Die Paraden im St.-Jakob-Park

Omlin ist davon überzeugt, dass sich sein Team im 2019 stark verbessert zeigen wird. Wer dabei zentral vor ihm verteidigt, spielt für ihn keine zentrale Rolle. Die häufigen Fluktuationen in der Defensive seien nicht der Grund für die vielen Gegentore gewesen. «Rochaden gehören zum Fussball. Ich probiere, jedem Verteidiger Sicherheit zu geben, damit auch sie mal Fehler machen können.» Tritt dieser Fall ein, dann ist Omlin zur Stelle. So, wie im August gegen GC, als er zweimal einen Penalty abwehrt. Deshalb sagt der Schlussmann auch mit einem Schmunzeln, wenn es um seinen nächsten Karriereschritt und einen möglichen Auslandtransfer geht: «Vielleicht muss ich im nächsten Spiel drei Penaltys halten.»

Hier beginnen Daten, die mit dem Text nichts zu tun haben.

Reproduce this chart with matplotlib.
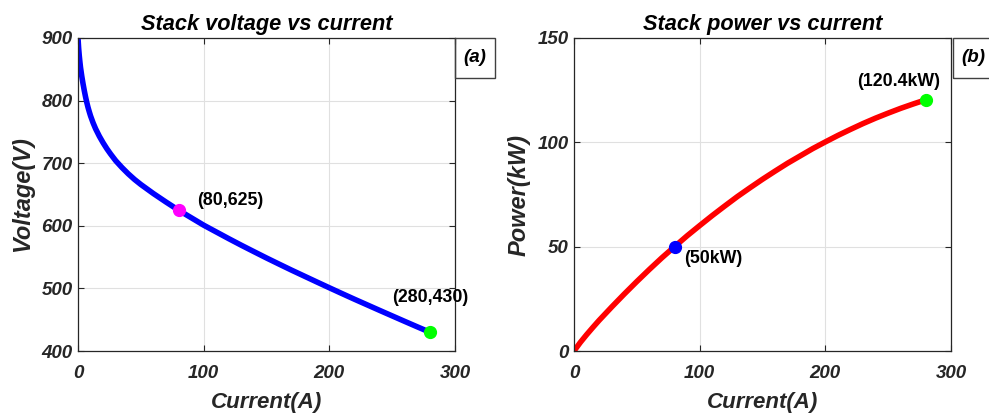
import numpy as np
import matplotlib.pyplot as plt
from matplotlib.patches import Rectangle

plt.rcParams['font.family'] = ['Liberation Sans', 'DejaVu Sans']

# valori
I_v = [0, 0.5, 1, 1.5, 2, 3, 4, 5, 6, 7, 8, 9, 10, 12, 14, 17, 20, 23, 26,
       30, 35, 40, 45, 50, 60, 70, 80, 90, 100, 110, 120, 130, 140, 150,
       160, 170, 180, 190, 200, 210, 220, 230, 240, 250, 260, 270, 280]
V = [900, 884, 872, 862, 853, 839, 827, 816, 806, 797, 789, 782, 775.5,
     764.5, 755, 743, 732.5, 723, 714.5, 704, 693, 683, 674, 666, 651.5,
     638, 625, 613, 601, 590.2, 579.4, 568.9, 558.7, 548.6, 538.8, 529.1,
     519.7, 510.3, 501, 491.8, 482.7, 473.8, 464.9, 456.1, 447.3, 438.6, 430]

I_p = [0, 5, 10, 15, 20, 30, 40, 50, 60, 70, 80, 90, 100, 110, 120, 130,
       140, 150, 160, 170, 180, 190, 200, 210, 220, 230, 240, 250, 260, 270,
       280]
P = [0, 4.1, 7.8, 11.3, 14.7, 21.1, 27.3, 33.3, 39.1, 44.7, 50, 55.2, 60.1,
     64.9, 69.5, 74, 78.2, 82.3, 86.2, 90, 93.5, 97, 100.2, 103.3, 106.2,
     109, 111.6, 114, 116.3, 118.4, 120.4]

# punti evidenziati
pt_v = [(80, 625, '#ff00ff', '(80,625)', 94.5, 641),
        (280, 430, '#00ff00', '(280,430)', 250, 486)]
pt_p = [(80, 50, '#0000ff', '(50kW)', 88, 44.5),
        (280, 120.4, '#00ff00', '(120.4kW)', 225, 129)]

col = '#262626'
fig = plt.figure(figsize=(9.89, 4.18), dpi=100)
ax1 = fig.add_axes([78/989, 67/418, 377/989, 313/418])
ax2 = fig.add_axes([574/989, 67/418, 377/989, 313/418])


def style(ax, title, ylab):
    ax.set_xlim(0, 300)
    ax.set_xticks([0, 100, 200, 300])
    ax.grid(color='#e0e0e0', linewidth=0.8)
    ax.set_axisbelow(True)
    ax.tick_params(direction='in', length=4, width=0.8, colors=col,
                   top=True, right=True, labelsize=13.5)
    ax.tick_params(axis='x', pad=10)
    ax.tick_params(axis='y', pad=4)
    for lab in ax.get_xticklabels() + ax.get_yticklabels():
        lab.set_fontweight('bold')
        lab.set_fontstyle('italic')
    for s in ax.spines.values():
        s.set_color(col)
        s.set_linewidth(0.9)
    ax.set_title(title, fontsize=15.7, fontweight='bold', fontstyle='italic',
                 color='black', pad=6)
    ax.set_xlabel('Current(A)', fontsize=16, fontweight='bold',
                  fontstyle='italic', color=col, labelpad=7)
    ax.set_ylabel(ylab, fontsize=17, fontweight='bold',
                  fontstyle='italic', color=col, labelpad=5)


ax1.plot(I_v, V, color='#0000ff', linewidth=4, solid_capstyle='butt')
ax1.set_ylim(400, 900)
ax1.set_yticks([400, 500, 600, 700, 800, 900])
for x, y, c, t, tx, ty in pt_v:
    ax1.plot(x, y, 'o', color=c, markersize=8.5, zorder=5)
    ax1.text(tx, ty, t, fontsize=12.8, fontweight='bold', va='center')
style(ax1, 'Stack voltage vs current', 'Voltage(V)')

ax2.plot(I_p, P, color='#ff0000', linewidth=4, solid_capstyle='butt')
ax2.set_ylim(0, 150)
ax2.set_yticks([0, 50, 100, 150])
for x, y, c, t, tx, ty in pt_p:
    ax2.plot(x, y, 'o', color=c, markersize=8.5, zorder=5)
    ax2.text(tx, ty, t, fontsize=12.8, fontweight='bold', va='center')
style(ax2, 'Stack power vs current', 'Power(kW)')

# riquadri (a) e (b)
for x0, lab in [(455, '(a)'), (953, '(b)')]:
    fig.patches.append(Rectangle((x0/989, 340/418), 40/989, 40/418,
                                 transform=fig.transFigure, fill=False,
                                 edgecolor='#404040', linewidth=1.0))
    fig.text((x0 + 20)/989, 360/418, lab, fontsize=13.5, fontweight='bold',
             fontstyle='italic', ha='center', va='center')

plt.savefig('out.png', dpi=100)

Omlin und die Elfmeter, diese Story aus dem St.-Jakob-Park hat nachgewirkt. Via Instagram hat ihn Teamkollege Taulant Xhaka danach als «Jesus» bezeichnet, die Fans haben ihn umgehend ins rotblaue Herz geschlossen. Die befürchtete Lücke nach Tomas Vaclik ist nicht entstanden, weil Omlin konstant das gemacht hat, was er am liebsten tut: Leistung zeigen und Bälle abwehren. Dass viele in Jonas Omlin den Besten sehen, ist also kein Zufall. Auch wenn es für ihn noch viel anderes neben dem Fussball gibt.